With budget announcements approaching, a promise to cut deeply has been lost behind the irrational behaviour of a shambolic government. You might be forgiven for thinking that re-igniting the culture wars was an intentional smokescreen, but when all will be revealed next month, hiding the realities of budget cuts in such a way for such a short period of time is ir
And then we have the childishness of Abbott's '100 days without a boat' press conference. To triumphantly announce this as if his football team had earned a resounding victory shows that the Adults are not in charge. Adults would not describe torture as simply 'in difficult circumstances, difficult things happen' just because it helps your childish 'stop the boats' sloganeering. And a competent foreign minister would not oppose a thorough investigation of alleged human rights abuses in Sri Lanka during the civil war (with suggestions that these are ongoing raised last night on Q&A. But Julie is far from being a competent foreign minister and the no more boats scorecard is far more important than the truth about Sri Lankan asylum seekers.
This childishness is observed from a different perspective by Judith Brett.
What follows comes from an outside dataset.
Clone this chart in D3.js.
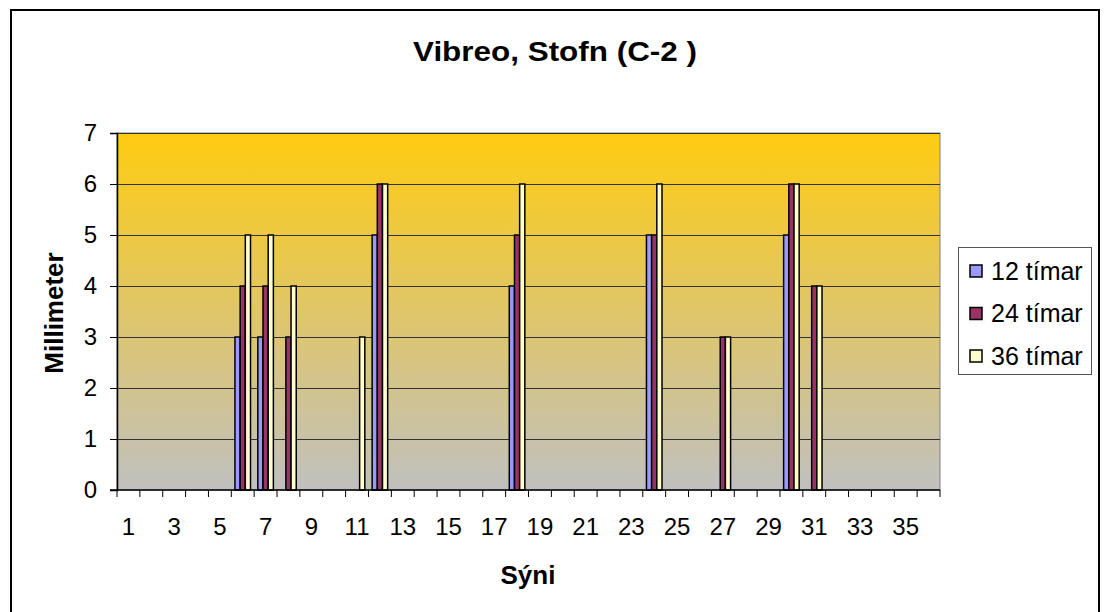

As an observer of the Abbott government's performance over its first 6 months in power, she suggests 'It all feels a bit like student politics in its short-term point-scoring, its payback and its intense personal antagonisms'.
Abbott does strike you as someone who hasn't matured beyond his wild undergraduate days... politically or personally.
All this has left commentators Jonathan Green wondering if they know what they are doing, and Barrie Cassidy wondering the same thing.
I've long since stopped wondering.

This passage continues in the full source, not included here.